%%

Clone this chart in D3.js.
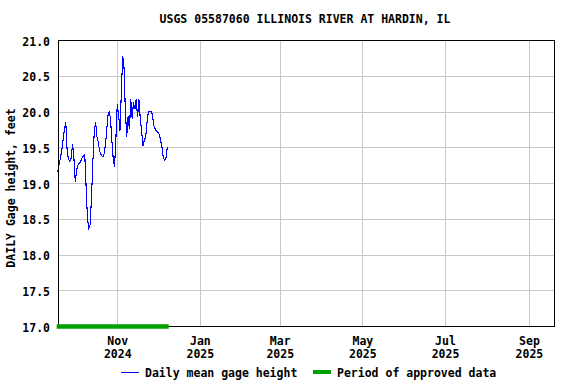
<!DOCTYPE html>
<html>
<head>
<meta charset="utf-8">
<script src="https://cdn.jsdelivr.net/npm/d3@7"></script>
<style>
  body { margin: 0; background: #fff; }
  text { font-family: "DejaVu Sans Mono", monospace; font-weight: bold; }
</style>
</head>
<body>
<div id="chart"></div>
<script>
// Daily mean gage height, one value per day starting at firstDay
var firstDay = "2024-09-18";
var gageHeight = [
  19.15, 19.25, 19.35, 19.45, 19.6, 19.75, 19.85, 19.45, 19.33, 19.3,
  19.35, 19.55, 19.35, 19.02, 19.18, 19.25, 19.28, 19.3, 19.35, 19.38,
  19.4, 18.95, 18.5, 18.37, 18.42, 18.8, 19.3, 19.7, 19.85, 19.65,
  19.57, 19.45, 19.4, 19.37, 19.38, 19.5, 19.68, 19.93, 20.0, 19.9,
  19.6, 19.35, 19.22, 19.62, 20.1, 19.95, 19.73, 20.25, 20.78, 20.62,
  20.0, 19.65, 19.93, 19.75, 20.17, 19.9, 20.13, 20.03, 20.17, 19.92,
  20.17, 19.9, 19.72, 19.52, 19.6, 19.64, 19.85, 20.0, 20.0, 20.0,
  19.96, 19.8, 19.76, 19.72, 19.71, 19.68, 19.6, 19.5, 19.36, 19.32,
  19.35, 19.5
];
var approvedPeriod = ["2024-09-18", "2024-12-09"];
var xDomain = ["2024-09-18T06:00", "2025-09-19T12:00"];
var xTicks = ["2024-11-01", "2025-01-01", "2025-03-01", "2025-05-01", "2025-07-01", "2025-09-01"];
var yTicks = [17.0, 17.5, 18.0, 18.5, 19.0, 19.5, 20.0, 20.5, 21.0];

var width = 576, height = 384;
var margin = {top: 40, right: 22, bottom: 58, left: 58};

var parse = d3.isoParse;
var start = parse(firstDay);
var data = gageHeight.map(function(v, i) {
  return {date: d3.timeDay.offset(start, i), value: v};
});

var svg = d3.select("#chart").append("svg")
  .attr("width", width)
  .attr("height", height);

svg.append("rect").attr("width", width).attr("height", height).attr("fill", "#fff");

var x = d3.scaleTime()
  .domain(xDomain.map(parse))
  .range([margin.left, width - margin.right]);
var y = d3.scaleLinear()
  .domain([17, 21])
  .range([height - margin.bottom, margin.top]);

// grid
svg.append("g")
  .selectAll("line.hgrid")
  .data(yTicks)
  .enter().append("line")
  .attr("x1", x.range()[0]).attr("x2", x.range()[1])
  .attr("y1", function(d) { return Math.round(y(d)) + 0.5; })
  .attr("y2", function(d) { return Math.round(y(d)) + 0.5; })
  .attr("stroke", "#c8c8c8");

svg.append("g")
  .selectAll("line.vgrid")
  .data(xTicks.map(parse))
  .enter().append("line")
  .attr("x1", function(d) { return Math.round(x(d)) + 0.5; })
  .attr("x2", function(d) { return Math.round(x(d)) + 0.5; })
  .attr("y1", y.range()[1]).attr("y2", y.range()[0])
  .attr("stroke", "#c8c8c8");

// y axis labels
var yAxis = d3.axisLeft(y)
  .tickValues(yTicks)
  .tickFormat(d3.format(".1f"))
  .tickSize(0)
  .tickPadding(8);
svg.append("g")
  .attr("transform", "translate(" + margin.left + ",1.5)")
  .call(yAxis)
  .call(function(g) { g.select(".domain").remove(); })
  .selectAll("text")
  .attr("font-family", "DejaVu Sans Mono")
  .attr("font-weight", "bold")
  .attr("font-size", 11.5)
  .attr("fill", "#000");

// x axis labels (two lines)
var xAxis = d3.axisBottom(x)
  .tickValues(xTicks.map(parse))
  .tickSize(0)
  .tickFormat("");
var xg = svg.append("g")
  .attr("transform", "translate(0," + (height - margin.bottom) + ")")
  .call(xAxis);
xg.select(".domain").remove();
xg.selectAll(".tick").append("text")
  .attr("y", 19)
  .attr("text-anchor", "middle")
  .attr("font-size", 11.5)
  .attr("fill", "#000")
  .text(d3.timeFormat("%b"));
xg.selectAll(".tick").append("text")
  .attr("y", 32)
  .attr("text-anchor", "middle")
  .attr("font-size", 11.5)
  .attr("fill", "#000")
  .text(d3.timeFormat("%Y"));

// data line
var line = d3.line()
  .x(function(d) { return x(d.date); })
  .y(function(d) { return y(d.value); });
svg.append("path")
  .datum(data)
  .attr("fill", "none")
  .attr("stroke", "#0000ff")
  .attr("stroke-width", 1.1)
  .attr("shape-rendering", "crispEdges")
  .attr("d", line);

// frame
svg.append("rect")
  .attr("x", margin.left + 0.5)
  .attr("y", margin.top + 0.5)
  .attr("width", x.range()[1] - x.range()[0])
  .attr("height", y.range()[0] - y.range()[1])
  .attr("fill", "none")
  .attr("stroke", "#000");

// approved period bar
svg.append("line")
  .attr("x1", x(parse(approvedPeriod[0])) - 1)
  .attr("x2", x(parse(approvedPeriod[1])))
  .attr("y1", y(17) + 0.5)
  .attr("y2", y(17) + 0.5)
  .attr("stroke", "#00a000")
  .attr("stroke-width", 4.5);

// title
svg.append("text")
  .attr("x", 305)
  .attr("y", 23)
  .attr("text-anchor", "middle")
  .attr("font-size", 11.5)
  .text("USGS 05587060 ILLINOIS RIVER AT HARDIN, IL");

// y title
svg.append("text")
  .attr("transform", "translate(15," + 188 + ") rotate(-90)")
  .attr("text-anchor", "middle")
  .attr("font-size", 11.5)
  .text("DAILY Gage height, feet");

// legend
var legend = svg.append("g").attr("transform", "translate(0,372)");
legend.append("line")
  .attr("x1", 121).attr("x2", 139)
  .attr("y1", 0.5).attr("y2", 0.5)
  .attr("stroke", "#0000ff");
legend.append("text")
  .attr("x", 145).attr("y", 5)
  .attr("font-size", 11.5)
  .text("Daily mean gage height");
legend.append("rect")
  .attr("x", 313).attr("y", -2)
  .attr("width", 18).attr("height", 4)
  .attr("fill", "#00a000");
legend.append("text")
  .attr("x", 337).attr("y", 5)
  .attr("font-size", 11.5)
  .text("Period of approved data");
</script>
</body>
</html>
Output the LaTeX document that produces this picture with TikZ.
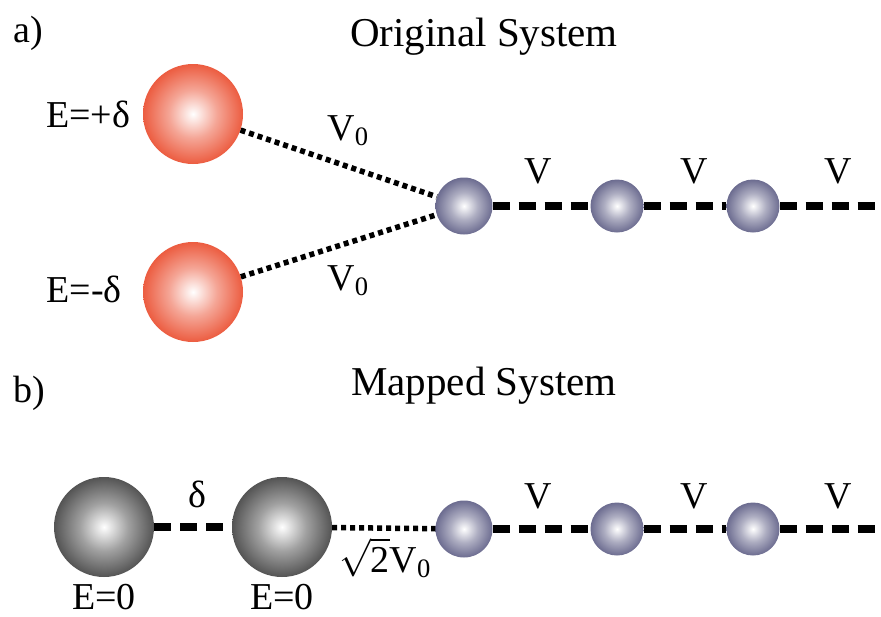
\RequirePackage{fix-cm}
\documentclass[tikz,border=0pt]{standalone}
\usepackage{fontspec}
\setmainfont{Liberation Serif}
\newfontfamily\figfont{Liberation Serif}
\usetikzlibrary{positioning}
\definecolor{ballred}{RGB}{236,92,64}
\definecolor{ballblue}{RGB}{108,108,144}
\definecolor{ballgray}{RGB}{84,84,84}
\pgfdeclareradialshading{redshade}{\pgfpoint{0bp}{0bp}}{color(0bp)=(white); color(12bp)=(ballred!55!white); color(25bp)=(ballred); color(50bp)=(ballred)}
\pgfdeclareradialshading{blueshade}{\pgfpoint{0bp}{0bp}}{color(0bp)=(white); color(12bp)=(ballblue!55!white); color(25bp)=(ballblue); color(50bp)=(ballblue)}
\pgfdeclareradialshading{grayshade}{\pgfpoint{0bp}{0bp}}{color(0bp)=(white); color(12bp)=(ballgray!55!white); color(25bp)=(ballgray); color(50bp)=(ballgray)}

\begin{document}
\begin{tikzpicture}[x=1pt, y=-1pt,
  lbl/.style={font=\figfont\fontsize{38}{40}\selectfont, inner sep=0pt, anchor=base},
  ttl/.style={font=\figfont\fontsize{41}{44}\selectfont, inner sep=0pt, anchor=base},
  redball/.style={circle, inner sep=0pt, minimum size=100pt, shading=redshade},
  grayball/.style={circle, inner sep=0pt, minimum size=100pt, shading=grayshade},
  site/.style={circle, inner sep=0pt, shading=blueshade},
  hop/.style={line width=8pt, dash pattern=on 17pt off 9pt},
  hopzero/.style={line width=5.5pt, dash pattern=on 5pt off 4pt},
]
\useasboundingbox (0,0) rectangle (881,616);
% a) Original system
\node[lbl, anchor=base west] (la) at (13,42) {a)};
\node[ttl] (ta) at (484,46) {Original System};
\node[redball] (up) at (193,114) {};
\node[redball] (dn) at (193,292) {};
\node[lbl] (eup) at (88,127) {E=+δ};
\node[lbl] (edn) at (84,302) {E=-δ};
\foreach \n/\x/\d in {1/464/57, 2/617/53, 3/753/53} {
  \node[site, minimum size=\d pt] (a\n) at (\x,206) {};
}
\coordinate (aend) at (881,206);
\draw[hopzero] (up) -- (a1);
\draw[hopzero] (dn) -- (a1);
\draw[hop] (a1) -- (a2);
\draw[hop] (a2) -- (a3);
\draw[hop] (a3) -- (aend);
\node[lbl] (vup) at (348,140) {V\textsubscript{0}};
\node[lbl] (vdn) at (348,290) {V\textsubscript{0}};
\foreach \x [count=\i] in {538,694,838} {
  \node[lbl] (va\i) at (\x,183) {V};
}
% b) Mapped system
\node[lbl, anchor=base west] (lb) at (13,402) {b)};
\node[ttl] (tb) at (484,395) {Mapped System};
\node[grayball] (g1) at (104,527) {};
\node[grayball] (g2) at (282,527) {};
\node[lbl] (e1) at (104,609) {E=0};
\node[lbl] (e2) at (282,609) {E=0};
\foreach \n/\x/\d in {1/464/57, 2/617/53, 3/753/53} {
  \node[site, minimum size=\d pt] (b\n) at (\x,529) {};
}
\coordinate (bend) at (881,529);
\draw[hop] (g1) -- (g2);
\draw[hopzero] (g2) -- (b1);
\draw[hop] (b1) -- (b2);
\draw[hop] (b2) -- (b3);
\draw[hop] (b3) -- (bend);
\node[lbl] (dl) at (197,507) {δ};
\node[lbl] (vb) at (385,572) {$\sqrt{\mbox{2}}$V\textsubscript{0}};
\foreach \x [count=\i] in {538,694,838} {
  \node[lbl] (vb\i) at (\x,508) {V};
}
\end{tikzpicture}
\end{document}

%%

> [REQUIREMENTS]: Copy down every line of the entries containing the word "chart".

> [IN RESPONSE]:
Clone this chart in D3.js.
<div id="chart"></div>
var svg = d3.select("#chart").append("svg")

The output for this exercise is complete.